# [Given request]
Produce an exact copy of all the data below, dropping every image.

# [Supplied information]
^^^^
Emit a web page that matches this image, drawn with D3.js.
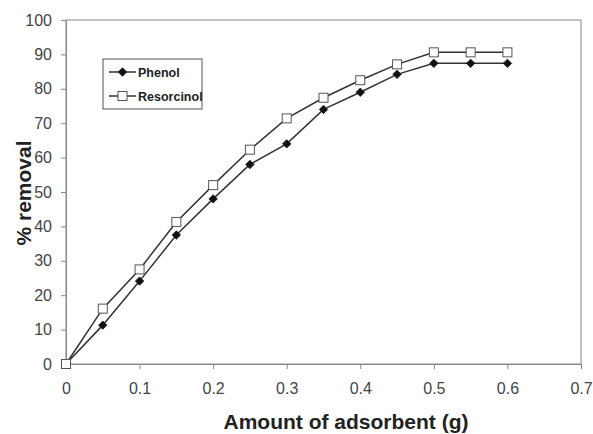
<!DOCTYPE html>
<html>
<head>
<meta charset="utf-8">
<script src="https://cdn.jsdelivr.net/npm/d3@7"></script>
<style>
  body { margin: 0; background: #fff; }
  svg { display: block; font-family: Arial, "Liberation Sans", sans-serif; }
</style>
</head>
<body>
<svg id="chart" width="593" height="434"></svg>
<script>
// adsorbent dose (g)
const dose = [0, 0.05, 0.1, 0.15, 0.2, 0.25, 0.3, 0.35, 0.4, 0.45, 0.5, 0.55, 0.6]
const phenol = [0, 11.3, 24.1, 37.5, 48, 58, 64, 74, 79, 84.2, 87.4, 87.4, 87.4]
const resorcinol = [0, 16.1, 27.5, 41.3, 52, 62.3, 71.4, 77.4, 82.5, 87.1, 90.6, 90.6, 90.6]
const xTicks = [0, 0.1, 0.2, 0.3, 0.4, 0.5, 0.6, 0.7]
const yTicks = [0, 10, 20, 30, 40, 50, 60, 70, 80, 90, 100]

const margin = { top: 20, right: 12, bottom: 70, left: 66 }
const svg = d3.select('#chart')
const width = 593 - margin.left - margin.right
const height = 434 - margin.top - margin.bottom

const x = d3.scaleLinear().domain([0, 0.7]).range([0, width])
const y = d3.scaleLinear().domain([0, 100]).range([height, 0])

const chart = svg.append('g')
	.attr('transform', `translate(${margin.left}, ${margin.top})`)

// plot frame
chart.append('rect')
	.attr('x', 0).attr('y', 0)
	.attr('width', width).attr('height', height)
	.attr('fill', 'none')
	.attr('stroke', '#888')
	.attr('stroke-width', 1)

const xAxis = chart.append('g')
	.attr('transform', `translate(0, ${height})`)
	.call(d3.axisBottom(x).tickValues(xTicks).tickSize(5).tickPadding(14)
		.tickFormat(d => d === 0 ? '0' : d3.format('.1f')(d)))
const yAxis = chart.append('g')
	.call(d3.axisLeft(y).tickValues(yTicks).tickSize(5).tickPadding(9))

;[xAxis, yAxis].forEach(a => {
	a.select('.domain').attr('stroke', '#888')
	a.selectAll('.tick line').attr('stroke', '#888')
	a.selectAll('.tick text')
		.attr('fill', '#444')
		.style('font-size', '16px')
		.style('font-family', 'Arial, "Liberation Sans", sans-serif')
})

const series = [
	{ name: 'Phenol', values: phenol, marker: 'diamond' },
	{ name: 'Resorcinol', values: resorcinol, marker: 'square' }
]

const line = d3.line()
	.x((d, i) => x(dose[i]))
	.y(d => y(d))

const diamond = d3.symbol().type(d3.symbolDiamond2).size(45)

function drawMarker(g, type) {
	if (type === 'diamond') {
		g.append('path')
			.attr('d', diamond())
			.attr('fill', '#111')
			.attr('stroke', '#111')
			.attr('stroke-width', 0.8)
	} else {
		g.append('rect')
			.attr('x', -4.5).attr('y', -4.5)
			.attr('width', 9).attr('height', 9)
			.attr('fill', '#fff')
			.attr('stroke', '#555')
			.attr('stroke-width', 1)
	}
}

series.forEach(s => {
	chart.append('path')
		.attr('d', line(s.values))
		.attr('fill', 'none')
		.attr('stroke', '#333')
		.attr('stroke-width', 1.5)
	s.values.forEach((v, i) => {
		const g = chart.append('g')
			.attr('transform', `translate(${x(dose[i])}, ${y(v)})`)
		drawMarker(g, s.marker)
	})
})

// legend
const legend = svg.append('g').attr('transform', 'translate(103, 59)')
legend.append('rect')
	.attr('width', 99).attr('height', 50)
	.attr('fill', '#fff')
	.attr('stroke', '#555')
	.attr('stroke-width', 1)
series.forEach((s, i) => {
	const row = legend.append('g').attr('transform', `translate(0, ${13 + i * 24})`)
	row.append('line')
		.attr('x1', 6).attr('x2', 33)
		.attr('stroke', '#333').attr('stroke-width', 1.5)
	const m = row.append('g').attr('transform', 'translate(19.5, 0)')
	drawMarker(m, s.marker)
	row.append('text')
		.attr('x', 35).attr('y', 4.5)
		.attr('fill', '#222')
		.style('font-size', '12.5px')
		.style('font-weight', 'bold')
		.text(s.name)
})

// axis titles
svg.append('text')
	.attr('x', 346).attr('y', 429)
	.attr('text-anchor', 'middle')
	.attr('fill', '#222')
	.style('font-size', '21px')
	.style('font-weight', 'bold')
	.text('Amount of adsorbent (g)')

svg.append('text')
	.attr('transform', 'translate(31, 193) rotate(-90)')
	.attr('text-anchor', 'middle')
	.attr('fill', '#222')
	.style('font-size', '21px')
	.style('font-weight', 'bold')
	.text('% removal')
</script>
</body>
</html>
^^^^
# [Reply to the task]
Emit a web page that matches this image, drawn with D3.js.
<!DOCTYPE html>
<html>
<head>
<meta charset="utf-8">
<script src="https://cdn.jsdelivr.net/npm/d3@7"></script>
<style>
  body { margin: 0; background: #fff; }
  svg { display: block; font-family: Arial, "Liberation Sans", sans-serif; }
</style>
</head>
<body>
<svg id="chart" width="593" height="434"></svg>
<script>
// adsorbent dose (g)
const dose = [0, 0.05, 0.1, 0.15, 0.2, 0.25, 0.3, 0.35, 0.4, 0.45, 0.5, 0.55, 0.6]
const phenol = [0, 11.3, 24.1, 37.5, 48, 58, 64, 74, 79, 84.2, 87.4, 87.4, 87.4]
const resorcinol = [0, 16.1, 27.5, 41.3, 52, 62.3, 71.4, 77.4, 82.5, 87.1, 90.6, 90.6, 90.6]
const xTicks = [0, 0.1, 0.2, 0.3, 0.4, 0.5, 0.6, 0.7]
const yTicks = [0, 10, 20, 30, 40, 50, 60, 70, 80, 90, 100]

const margin = { top: 20, right: 12, bottom: 70, left: 66 }
const svg = d3.select('#chart')
const width = 593 - margin.left - margin.right
const height = 434 - margin.top - margin.bottom

const x = d3.scaleLinear().domain([0, 0.7]).range([0, width])
const y = d3.scaleLinear().domain([0, 100]).range([height, 0])

const chart = svg.append('g')
	.attr('transform', `translate(${margin.left}, ${margin.top})`)

// plot frame
chart.append('rect')
	.attr('x', 0).attr('y', 0)
	.attr('width', width).attr('height', height)
	.attr('fill', 'none')
	.attr('stroke', '#888')
	.attr('stroke-width', 1)

const xAxis = chart.append('g')
	.attr('transform', `translate(0, ${height})`)
	.call(d3.axisBottom(x).tickValues(xTicks).tickSize(5).tickPadding(14)
		.tickFormat(d => d === 0 ? '0' : d3.format('.1f')(d)))
const yAxis = chart.append('g')
	.call(d3.axisLeft(y).tickValues(yTicks).tickSize(5).tickPadding(9))

;[xAxis, yAxis].forEach(a => {
	a.select('.domain').attr('stroke', '#888')
	a.selectAll('.tick line').attr('stroke', '#888')
	a.selectAll('.tick text')
		.attr('fill', '#444')
		.style('font-size', '16px')
		.style('font-family', 'Arial, "Liberation Sans", sans-serif')
})

const series = [
	{ name: 'Phenol', values: phenol, marker: 'diamond' },
	{ name: 'Resorcinol', values: resorcinol, marker: 'square' }
]

const line = d3.line()
	.x((d, i) => x(dose[i]))
	.y(d => y(d))

const diamond = d3.symbol().type(d3.symbolDiamond2).size(45)

function drawMarker(g, type) {
	if (type === 'diamond') {
		g.append('path')
			.attr('d', diamond())
			.attr('fill', '#111')
			.attr('stroke', '#111')
			.attr('stroke-width', 0.8)
	} else {
		g.append('rect')
			.attr('x', -4.5).attr('y', -4.5)
			.attr('width', 9).attr('height', 9)
			.attr('fill', '#fff')
			.attr('stroke', '#555')
			.attr('stroke-width', 1)
	}
}

series.forEach(s => {
	chart.append('path')
		.attr('d', line(s.values))
		.attr('fill', 'none')
		.attr('stroke', '#333')
		.attr('stroke-width', 1.5)
	s.values.forEach((v, i) => {
		const g = chart.append('g')
			.attr('transform', `translate(${x(dose[i])}, ${y(v)})`)
		drawMarker(g, s.marker)
	})
})

// legend
const legend = svg.append('g').attr('transform', 'translate(103, 59)')
legend.append('rect')
	.attr('width', 99).attr('height', 50)
	.attr('fill', '#fff')
	.attr('stroke', '#555')
	.attr('stroke-width', 1)
series.forEach((s, i) => {
	const row = legend.append('g').attr('transform', `translate(0, ${13 + i * 24})`)
	row.append('line')
		.attr('x1', 6).attr('x2', 33)
		.attr('stroke', '#333').attr('stroke-width', 1.5)
	const m = row.append('g').attr('transform', 'translate(19.5, 0)')
	drawMarker(m, s.marker)
	row.append('text')
		.attr('x', 35).attr('y', 4.5)
		.attr('fill', '#222')
		.style('font-size', '12.5px')
		.style('font-weight', 'bold')
		.text(s.name)
})

// axis titles
svg.append('text')
	.attr('x', 346).attr('y', 429)
	.attr('text-anchor', 'middle')
	.attr('fill', '#222')
	.style('font-size', '21px')
	.style('font-weight', 'bold')
	.text('Amount of adsorbent (g)')

svg.append('text')
	.attr('transform', 'translate(31, 193) rotate(-90)')
	.attr('text-anchor', 'middle')
	.attr('fill', '#222')
	.style('font-size', '21px')
	.style('font-weight', 'bold')
	.text('% removal')
</script>
</body>
</html>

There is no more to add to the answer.